Max is a stable, house-in-the-burbs kind of guy, but his initial rash act sets off a chain reaction of adventure for him. He hooks up with the lascivious young Frank (Jason Jazrawy), who charms their way past border guards, police officers and roadside thieves (all played by David Macniven). Meanwhile, the old queen Albert (Brian Sexsmith), Michael’s best friend, is in hot pursuit of Max and the corpse.

Terrence Bryant is both sympathetic and appealing to watch as Max, and Jason Jazrawy’s saucy, young Frank generates real heat. Bryant and Jazrawy throw off some nice and unexpected sexual sparks together – it’s nice to see an intergenerational romance between fags portrayed as non-exploitative and tender.

Unfortunately, Albert spends most of the play driving on his own in pursuit of the duo. This means that poor Brian Sexsmith is forced to develop his character almost entirely through monologues, which makes the aging drag queen routine seem even more stilted and hackneyed than necessary.

Underneath the show’s comedy there’s a serious story about the toll of the AIDS epidemic and how sadly well acquainted middle-aged gay men are with death and dying.
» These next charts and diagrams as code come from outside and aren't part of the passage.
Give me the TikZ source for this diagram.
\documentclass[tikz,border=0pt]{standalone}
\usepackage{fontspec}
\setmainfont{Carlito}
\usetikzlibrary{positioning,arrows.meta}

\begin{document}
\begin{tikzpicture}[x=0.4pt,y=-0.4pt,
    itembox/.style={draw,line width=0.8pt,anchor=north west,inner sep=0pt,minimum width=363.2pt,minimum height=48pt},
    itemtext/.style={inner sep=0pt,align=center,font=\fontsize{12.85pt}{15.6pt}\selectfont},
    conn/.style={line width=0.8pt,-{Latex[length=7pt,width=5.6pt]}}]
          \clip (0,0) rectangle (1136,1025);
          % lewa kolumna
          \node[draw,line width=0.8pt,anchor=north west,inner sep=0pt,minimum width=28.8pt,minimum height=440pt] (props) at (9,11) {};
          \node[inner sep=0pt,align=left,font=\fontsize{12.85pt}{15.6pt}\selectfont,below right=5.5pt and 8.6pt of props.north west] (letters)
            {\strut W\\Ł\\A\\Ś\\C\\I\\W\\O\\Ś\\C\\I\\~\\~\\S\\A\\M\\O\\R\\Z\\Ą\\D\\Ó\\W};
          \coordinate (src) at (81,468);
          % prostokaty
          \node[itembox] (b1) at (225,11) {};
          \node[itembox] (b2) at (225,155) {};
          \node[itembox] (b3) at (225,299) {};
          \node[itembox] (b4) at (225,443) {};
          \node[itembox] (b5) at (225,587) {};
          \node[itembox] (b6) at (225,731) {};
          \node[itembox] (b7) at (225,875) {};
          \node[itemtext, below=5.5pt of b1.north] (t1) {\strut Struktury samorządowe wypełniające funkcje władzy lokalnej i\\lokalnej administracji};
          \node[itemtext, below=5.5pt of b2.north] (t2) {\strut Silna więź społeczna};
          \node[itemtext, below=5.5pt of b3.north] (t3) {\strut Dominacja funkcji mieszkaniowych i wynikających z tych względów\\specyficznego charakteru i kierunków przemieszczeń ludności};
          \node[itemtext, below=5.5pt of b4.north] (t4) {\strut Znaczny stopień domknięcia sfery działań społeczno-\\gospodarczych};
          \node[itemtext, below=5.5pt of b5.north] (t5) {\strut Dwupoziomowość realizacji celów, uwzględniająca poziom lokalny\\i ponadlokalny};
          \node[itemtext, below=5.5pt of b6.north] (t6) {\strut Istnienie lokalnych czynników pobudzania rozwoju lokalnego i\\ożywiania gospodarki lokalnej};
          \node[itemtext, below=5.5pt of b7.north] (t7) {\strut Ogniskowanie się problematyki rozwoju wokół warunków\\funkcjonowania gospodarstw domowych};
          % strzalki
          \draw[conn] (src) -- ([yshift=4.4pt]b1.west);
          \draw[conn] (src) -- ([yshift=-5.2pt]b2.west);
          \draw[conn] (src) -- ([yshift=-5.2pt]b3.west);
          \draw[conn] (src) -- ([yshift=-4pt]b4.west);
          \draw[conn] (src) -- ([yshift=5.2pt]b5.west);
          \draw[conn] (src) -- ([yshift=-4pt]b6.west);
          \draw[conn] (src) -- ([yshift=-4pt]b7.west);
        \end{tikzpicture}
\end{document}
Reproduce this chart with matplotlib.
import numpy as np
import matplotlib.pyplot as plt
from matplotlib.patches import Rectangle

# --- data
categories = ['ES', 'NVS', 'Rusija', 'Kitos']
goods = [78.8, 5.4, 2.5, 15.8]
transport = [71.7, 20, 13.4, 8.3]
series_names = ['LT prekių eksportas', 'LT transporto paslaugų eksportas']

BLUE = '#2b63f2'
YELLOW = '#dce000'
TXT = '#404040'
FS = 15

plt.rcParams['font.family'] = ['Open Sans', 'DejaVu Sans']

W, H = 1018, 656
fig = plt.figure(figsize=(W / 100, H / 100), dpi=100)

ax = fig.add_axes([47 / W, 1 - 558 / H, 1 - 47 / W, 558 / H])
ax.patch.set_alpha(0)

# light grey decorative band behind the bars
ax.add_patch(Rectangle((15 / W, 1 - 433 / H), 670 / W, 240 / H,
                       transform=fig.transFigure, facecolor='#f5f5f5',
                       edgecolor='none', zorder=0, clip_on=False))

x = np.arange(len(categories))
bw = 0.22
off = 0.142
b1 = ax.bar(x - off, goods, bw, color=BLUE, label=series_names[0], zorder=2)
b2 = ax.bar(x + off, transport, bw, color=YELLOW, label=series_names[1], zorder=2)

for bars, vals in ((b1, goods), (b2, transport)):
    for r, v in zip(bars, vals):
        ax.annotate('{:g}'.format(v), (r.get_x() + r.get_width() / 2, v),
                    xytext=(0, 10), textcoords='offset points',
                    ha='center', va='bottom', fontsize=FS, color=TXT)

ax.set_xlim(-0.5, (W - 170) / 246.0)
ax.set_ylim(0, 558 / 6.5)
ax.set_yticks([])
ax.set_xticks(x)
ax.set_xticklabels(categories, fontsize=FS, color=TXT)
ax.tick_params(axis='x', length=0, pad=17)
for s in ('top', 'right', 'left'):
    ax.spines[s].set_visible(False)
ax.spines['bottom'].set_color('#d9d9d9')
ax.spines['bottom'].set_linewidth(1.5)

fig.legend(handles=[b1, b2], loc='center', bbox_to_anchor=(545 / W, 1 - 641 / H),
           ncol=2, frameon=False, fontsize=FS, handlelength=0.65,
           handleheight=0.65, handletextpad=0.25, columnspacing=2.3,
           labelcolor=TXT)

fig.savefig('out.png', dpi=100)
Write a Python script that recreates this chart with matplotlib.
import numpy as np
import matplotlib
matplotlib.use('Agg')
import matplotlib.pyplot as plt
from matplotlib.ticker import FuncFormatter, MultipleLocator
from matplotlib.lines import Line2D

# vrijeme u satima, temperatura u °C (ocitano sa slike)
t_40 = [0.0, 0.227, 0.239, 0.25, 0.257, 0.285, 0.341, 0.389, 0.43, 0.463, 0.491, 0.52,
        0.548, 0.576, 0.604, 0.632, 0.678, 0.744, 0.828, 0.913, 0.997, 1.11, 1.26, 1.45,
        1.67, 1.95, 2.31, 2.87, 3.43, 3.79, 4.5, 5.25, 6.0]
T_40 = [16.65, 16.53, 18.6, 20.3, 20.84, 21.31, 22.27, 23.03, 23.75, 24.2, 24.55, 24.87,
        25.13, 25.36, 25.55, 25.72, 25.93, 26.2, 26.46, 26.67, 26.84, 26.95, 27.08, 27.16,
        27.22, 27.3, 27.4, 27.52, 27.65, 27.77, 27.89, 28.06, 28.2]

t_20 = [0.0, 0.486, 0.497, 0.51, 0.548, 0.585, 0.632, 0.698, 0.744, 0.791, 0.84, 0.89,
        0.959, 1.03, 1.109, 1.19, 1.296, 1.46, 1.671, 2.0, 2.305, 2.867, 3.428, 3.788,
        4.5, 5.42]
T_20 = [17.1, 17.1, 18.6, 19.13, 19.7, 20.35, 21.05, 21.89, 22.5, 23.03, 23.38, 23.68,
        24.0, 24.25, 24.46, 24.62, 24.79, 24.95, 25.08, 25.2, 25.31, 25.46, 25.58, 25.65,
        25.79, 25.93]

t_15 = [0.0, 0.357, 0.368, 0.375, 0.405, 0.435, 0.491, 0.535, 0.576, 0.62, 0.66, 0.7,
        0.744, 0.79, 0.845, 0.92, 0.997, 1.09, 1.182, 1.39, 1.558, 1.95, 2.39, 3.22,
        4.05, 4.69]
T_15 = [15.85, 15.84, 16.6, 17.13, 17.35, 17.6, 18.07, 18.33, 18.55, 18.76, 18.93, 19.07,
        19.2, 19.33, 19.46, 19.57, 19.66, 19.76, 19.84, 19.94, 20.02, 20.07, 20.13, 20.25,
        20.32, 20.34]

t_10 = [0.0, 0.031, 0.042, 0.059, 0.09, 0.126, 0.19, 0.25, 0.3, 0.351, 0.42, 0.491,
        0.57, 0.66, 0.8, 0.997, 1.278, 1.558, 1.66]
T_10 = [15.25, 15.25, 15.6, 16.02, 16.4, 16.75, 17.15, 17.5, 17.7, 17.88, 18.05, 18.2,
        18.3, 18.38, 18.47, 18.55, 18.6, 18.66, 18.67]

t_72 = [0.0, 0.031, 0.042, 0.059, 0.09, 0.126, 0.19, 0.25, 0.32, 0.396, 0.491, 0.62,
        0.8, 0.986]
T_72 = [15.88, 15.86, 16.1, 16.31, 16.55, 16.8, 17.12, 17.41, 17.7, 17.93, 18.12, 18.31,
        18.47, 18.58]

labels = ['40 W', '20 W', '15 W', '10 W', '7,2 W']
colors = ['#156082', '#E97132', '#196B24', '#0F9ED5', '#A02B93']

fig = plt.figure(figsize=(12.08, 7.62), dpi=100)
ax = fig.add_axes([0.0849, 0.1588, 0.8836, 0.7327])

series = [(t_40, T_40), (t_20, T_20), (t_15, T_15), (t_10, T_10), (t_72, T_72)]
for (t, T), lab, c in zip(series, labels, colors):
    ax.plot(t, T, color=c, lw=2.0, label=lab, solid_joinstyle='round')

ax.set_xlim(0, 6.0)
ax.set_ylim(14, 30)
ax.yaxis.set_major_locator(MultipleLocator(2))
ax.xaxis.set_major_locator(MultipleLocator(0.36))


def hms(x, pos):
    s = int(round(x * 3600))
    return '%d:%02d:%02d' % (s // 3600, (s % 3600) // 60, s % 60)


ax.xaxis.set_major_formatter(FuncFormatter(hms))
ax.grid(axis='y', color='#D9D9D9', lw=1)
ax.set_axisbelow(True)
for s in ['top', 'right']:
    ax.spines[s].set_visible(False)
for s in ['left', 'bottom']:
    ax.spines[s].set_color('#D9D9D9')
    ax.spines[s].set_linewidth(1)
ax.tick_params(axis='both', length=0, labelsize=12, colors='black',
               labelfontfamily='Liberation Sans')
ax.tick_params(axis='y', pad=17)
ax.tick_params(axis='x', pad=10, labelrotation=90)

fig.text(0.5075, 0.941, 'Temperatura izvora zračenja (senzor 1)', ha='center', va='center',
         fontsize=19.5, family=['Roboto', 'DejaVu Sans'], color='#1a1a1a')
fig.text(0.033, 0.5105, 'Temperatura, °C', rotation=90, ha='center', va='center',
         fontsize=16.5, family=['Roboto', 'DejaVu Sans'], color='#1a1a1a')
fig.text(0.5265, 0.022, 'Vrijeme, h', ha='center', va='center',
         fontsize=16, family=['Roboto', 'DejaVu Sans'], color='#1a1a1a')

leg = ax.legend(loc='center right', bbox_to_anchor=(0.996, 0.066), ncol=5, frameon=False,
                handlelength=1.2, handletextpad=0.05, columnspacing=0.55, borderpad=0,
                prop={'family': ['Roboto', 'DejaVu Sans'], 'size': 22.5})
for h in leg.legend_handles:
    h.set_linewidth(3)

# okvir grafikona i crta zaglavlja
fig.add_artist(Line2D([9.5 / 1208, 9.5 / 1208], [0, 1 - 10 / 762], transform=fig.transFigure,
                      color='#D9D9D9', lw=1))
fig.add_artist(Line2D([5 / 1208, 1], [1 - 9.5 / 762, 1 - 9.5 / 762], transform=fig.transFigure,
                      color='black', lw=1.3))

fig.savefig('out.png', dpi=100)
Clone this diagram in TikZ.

This theme is quite maudlin, but the over the-top vibe of Brand’s writing makes the sentimental drivel work.

David Oiye’s direction of the show’s more serious side is less forgivable; his heavy hands drain the charm from lines that should be lighthearted. Even worse, Oiye’s stiff (and somewhat random) blocking of the many monologues makes quite decent performances read like wooden caricatures.

Still, Burying Michael hits the right note for a dreary January evening because it doesn’t have illusions of grandeur – it’s the theatrical, gay male equivalent of a feel-good chick flick.